Special talk by Arsen Vasilyan on Foundations of Reliable Learning with Imperfect Data
Info about event
Time
Location
Ada-333
Abstract:
A central challenge in machine learning is reliability: ensuring that an algorithm’s predictions remain accurate and stable even when the data is noisy, adversarial, or misspecified. This talk presents recent progress on learning algorithms whose robustness is grounded in provable guarantees.
The first part of the talk introduces a framework for assumption-aware learning, that is algorithms that explicitly recognize when their modeling assumptions fail. Rather than producing an incorrect prediction, these learners may respond with “I don’t know” when the conditions required for correctness are violated. We formalize this paradigm and develop a versatile toolkit for making learning algorithms assumption-aware.
The second part of the talk focuses on supervised learning in the strong contamination model, where an adversary may arbitrarily corrupt a small fraction of the training examples, including both labels and features. While robust learning is well understood in unsupervised settings, general-purpose efficient algorithms for supervised learning under such adversarial noise have remained elusive.

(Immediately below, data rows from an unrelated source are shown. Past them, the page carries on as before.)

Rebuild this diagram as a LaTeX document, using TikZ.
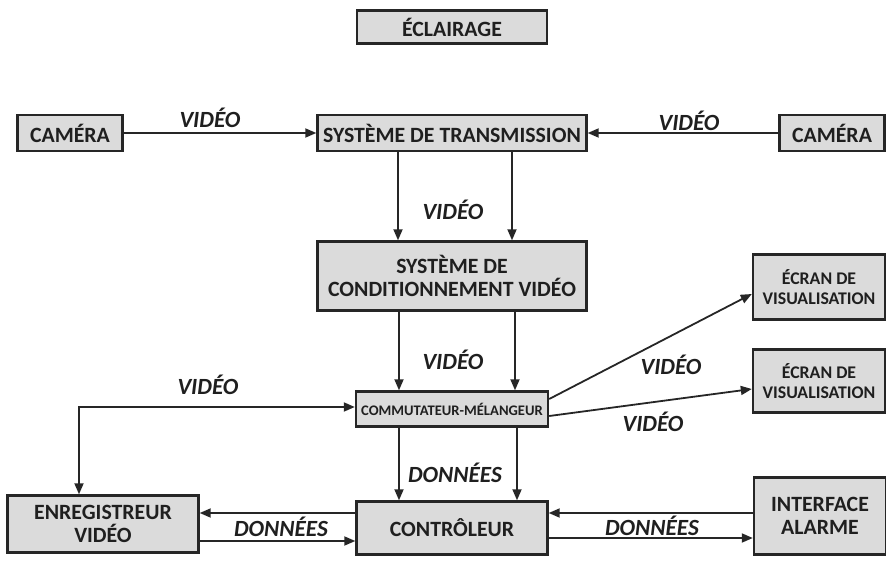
\documentclass[tikz,border=0pt]{standalone}
\usepackage{fontspec}
\setmainfont{Carlito}
\usetikzlibrary{arrows.meta,calc}

\begin{document}
\begin{tikzpicture}[x=1pt, y=-1pt, >={Triangle[length=11pt,width=9pt]},
    bloc/.style={rectangle, draw=black!85, line width=2.4pt, fill=black!14, align=center, inner sep=2pt, font=\fontsize{21.8}{23}\selectfont\bfseries, text=black!88},
    ecran/.style={bloc, font=\fontsize{17.8}{20}\selectfont\bfseries},
    petit/.style={bloc, font=\fontsize{14.6}{16}\selectfont\bfseries},
    lbl/.style={font=\fontsize{23.2}{24}\selectfont\bfseries\itshape, text=black!88},
    arrow/.style={line width=1.8pt, ->, draw=black!85}]

    \useasboundingbox (0,0) rectangle (886,561);

    % boxes
    \node[bloc, minimum width=190pt, minimum height=33pt] at (452,27) (light) {ÉCLAIRAGE};
    \node[bloc, minimum width=105pt, minimum height=36pt] at (70,133) (camL) {CAMÉRA};
    \node[bloc, minimum width=269pt, minimum height=36pt] at (452,133) (trans) {SYSTÈME DE TRANSMISSION};
    \node[bloc, minimum width=105pt, minimum height=36pt] at (832,133) (camR) {CAMÉRA};
    \node[bloc, minimum width=269pt, minimum height=69pt] at (452,276) (cond) {SYSTÈME DE\\CONDITIONNEMENT VIDÉO};
    \node[ecran, minimum width=132pt, minimum height=65pt] at (819,287) (ecr1) {ÉCRAN DE\\VISUALISATION};
    \node[ecran, minimum width=132pt, minimum height=63pt] at (819,381) (ecr2) {ÉCRAN DE\\VISUALISATION};
    \node[petit, minimum width=192pt, minimum height=35pt] at (452,409) (comm) {COMMUTATEUR-MÉLANGEUR};
    \node[bloc, minimum width=191pt, minimum height=57pt] at (103,524) (enr) {ENREGISTREUR\\VIDÉO};
    \node[bloc, minimum width=191pt, minimum height=53pt] at (452,528) (ctrl) {CONTRÔLEUR};
    \node[bloc, minimum width=132pt, minimum height=77pt] at (820,516) (alarm) {INTERFACE\\ALARME};

    % connectors
    \draw[arrow] (camL) -- (trans);
    \draw[arrow] (camR) -- (trans);
    \draw[arrow] ([xshift=-54pt]trans.south) -- ([xshift=-54pt]cond.north);
    \draw[arrow] ([xshift=60pt]trans.south) -- ([xshift=60pt]cond.north);
    \draw[arrow] ([xshift=-53pt]cond.south) -- ([xshift=-53pt]comm.north);
    \draw[arrow] ([xshift=63pt]cond.south) -- ([xshift=63pt]comm.north);
    \draw[arrow] ([yshift=10pt]comm.east) -- ([yshift=-7pt]ecr1.west);
    \draw[arrow] ([yshift=-7pt]comm.east) -- ([yshift=-8pt]ecr2.west);
    \draw[arrow, <->] ([xshift=-24pt]enr.north) |- ([yshift=2pt]comm.west);
    \draw[arrow] ([xshift=-53pt]comm.south) -- ([xshift=-53pt]ctrl.north);
    \draw[arrow] ([xshift=65pt]comm.south) -- ([xshift=65pt]ctrl.north);
    \coordinate (haut) at (0,513);
    \coordinate (basG) at (0,541);
    \coordinate (basD) at (0,538);
    \draw[arrow] (haut -| ctrl.west) -- (haut -| enr.east);
    \draw[arrow] (basG -| enr.east) -- (basG -| ctrl.west);
    \draw[arrow] (haut -| alarm.west) -- (haut -| ctrl.east);
    \draw[arrow] (basD -| ctrl.east) -- (basD -| alarm.west);

    % labels
    \node[lbl] at (210,118) (v1) {VIDÉO};
    \node[lbl] at (689,121) (v2) {VIDÉO};
    \node[lbl] at (453,210) (v3) {VIDÉO};
    \node[lbl] at (453,360) (v4) {VIDÉO};
    \node[lbl] at (208,385) (v5) {VIDÉO};
    \node[lbl] at (671,365) (v6) {VIDÉO};
    \node[lbl] at (653,422) (v7) {VIDÉO};
    \node[lbl] at (455,473) (d1) {DONNÉES};
    \node[lbl] at (281,527) (d2) {DONNÉES};
    \node[lbl] at (652,526) (d3) {DONNÉES};
\end{tikzpicture}
\end{document}
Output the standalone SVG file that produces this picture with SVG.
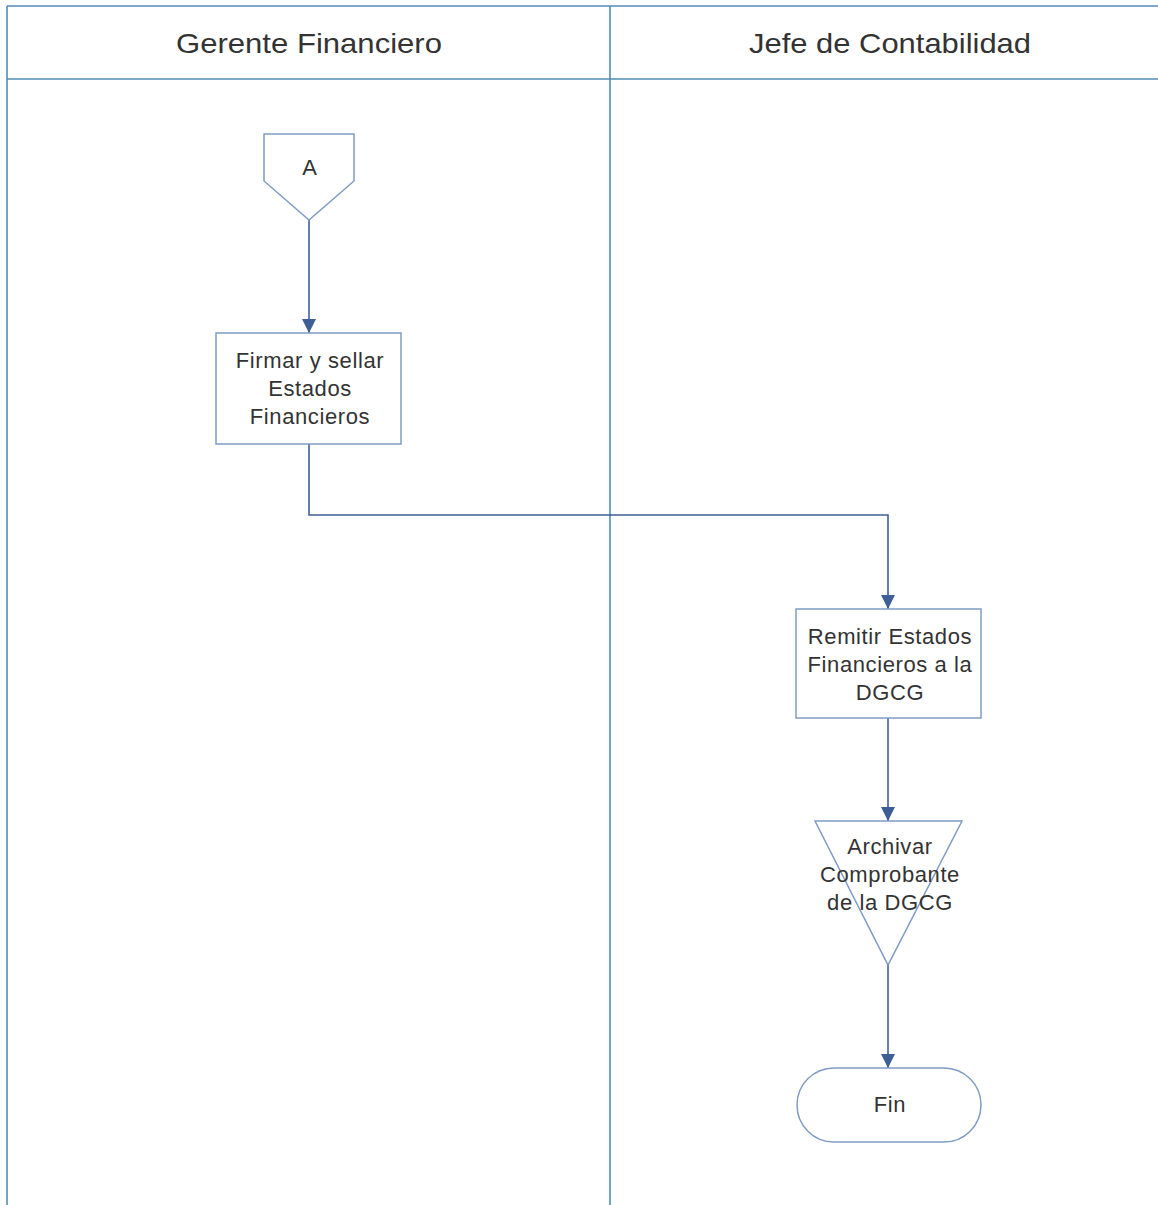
<svg xmlns="http://www.w3.org/2000/svg" width="1158" height="1205" viewBox="0 0 1158 1205">
  <style>
    .lane { stroke: #4f8db5; stroke-width: 1.6; fill: none; }
    .shape { fill: #ffffff; stroke: #7f9cc4; stroke-width: 1.5; }
    .flow { fill: none; stroke: #3d5f96; stroke-width: 1.6; }
    .title { font-family: "Liberation Sans", Arial, sans-serif; font-size: 28px; fill: #333333; text-anchor: middle; }
    .label { font-family: "Liberation Sans", Arial, sans-serif; font-size: 22px; letter-spacing: 0.6px; fill: #333333; text-anchor: middle; }
  </style>
  <defs>
    <marker id="arrow" viewBox="0 0 14 14" refX="14" refY="7" markerWidth="14" markerHeight="14" markerUnits="userSpaceOnUse" orient="auto">
      <path d="M0,0 L14,7 L0,14 Z" fill="#3d5f96"/>
    </marker>
  </defs>

  <rect width="1158" height="1205" fill="#ffffff"/>

  <!-- Swimlane frame -->
  <g id="lanes">
    <line class="lane" x1="7" y1="6" x2="1158" y2="6"/>
    <line class="lane" x1="7" y1="79" x2="1158" y2="79"/>
    <line class="lane" x1="7" y1="6" x2="7" y2="1205"/>
    <line class="lane" x1="610" y1="6" x2="610" y2="1205"/>
    <text class="title" x="309" y="53" textLength="266" lengthAdjust="spacingAndGlyphs">Gerente Financiero</text>
    <text class="title" x="890" y="53" textLength="282" lengthAdjust="spacingAndGlyphs">Jefe de Contabilidad</text>
  </g>

  <!-- Connectors -->
  <g id="connectors">
    <path class="flow" d="M309,220 L309,333" marker-end="url(#arrow)"/>
    <path class="flow" d="M309,444 L309,515 L888,515 L888,609" marker-end="url(#arrow)"/>
    <path class="flow" d="M888,718 L888,821" marker-end="url(#arrow)"/>
    <path class="flow" d="M888,965 L888,1068" marker-end="url(#arrow)"/>
  </g>

  <!-- Off-page connector A -->
  <g id="node-a">
    <path class="shape" d="M264,134 L354,134 L354,181 L309,220 L264,181 Z"/>
    <text class="label" x="310" y="175">A</text>
  </g>

  <!-- Process: sign and seal -->
  <g id="node-firmar">
    <rect class="shape" x="216" y="333" width="185" height="111"/>
    <text class="label" x="310" y="368">Firmar y sellar</text>
    <text class="label" x="310" y="396">Estados</text>
    <text class="label" x="310" y="424">Financieros</text>
  </g>

  <!-- Process: send statements -->
  <g id="node-remitir">
    <rect class="shape" x="796" y="609" width="185" height="109"/>
    <text class="label" x="890" y="644">Remitir Estados</text>
    <text class="label" x="890" y="672">Financieros a la</text>
    <text class="label" x="890" y="700">DGCG</text>
  </g>

  <!-- Archive (inverted triangle) -->
  <g id="node-archivar">
    <path class="shape" d="M815,821 L962,821 L888,965 Z"/>
    <text class="label" x="890" y="854">Archivar</text>
    <text class="label" x="890" y="882">Comprobante</text>
    <text class="label" x="890" y="910">de la DGCG</text>
  </g>

  <!-- Terminator -->
  <g id="node-fin">
    <rect class="shape" x="797" y="1068" width="184" height="74" rx="37" ry="37"/>
    <text class="label" x="890" y="1112">Fin</text>
  </g>
</svg>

Building on our toolkit of techniques for assumption-awareness, we develop the first general-purpose efficient algorithm of this kind, applicable to a broad family of hypothesis classes.
As a highlight, we show that constant-depth Boolean circuits can be learned efficiently under strong contamination, with running time matching the classical algorithm of Linial, Mansour, and Nisan. This result resolves a 30-year-old open problem and demonstrates that reliability under adversarial corruption is compatible with optimal computational efficiency.